Second of all, 'tail' and 'awk' are separate processes. The warning message is coming from the standard error of tail, and you're only redirecting awk.

Third of all, you're only putting awk in the background, not tail, which is why tail hangs -- not because of nohup.

Fourth, it makes no sense to use nohup at the start of a pipe chain, because it does what it says it's doing -- sends its stdout into nohup.out and not into the pipe feeding into awk.

You can achieve a similar effect to nohup by redirecting all streams to /dev/null, which will work for the entire pipe chain. You can also put an entire subshell in the background with ( ) .

alarm_file_array="test1.alarms test2.alarms test3.alarms test4.alarms"
for file in ${alarm_file_array[@]}
do
        (   exec 0</dev/null # stdin
            exec 1>/dev/null # stdout
            exec 2>/dev/null # stderr
            tail -f $file |awk 'NR>10' >> ${file}.out ) &
      disown
done

The 'disown' is so the script won't wait for the background jobs to finish before it quits. Some shells don't have disown, but those wouldn't wait for background jobs anyway.

Thanks for your valuable inputs.

The above solution works fine but not for my SUN platforms.
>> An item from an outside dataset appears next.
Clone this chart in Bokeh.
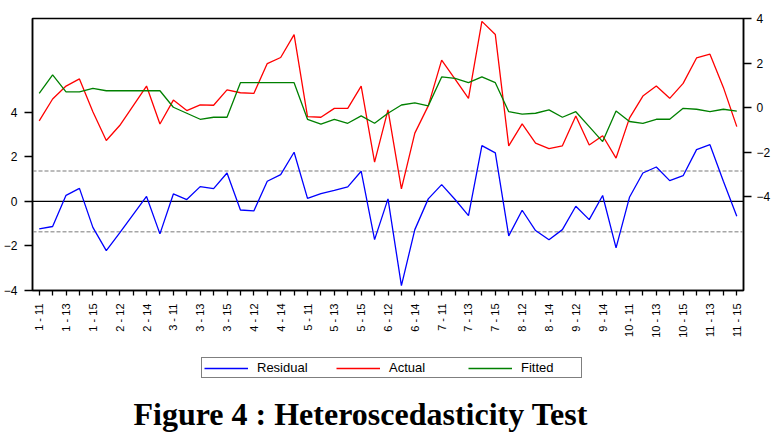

If I execute the above commands and close the putty session then the tail command is also stopped.

I want a solution which should keep executing as a background process even if the putty session from which this is invoked is closed.

Hmm, try this:

alarm_file_array="test1.alarms test2.alarms test3.alarms test4.alarms"
for file in ${alarm_file_array[@]}
do
        (   exec 0</dev/null # stdin
            exec 1>/dev/null # stdout
            exec 2>/dev/null # stderr
            trap "" HUP
            tail -f $file |awk 'NR>10' >> ${file}.out ) &
      disown
done

trap "" HUP works to prevent child processes dying with SIGHUP in my shell. Any more complex trap won't work, since child processes can't inherit actual shell code from the shell, just SIG_IGN.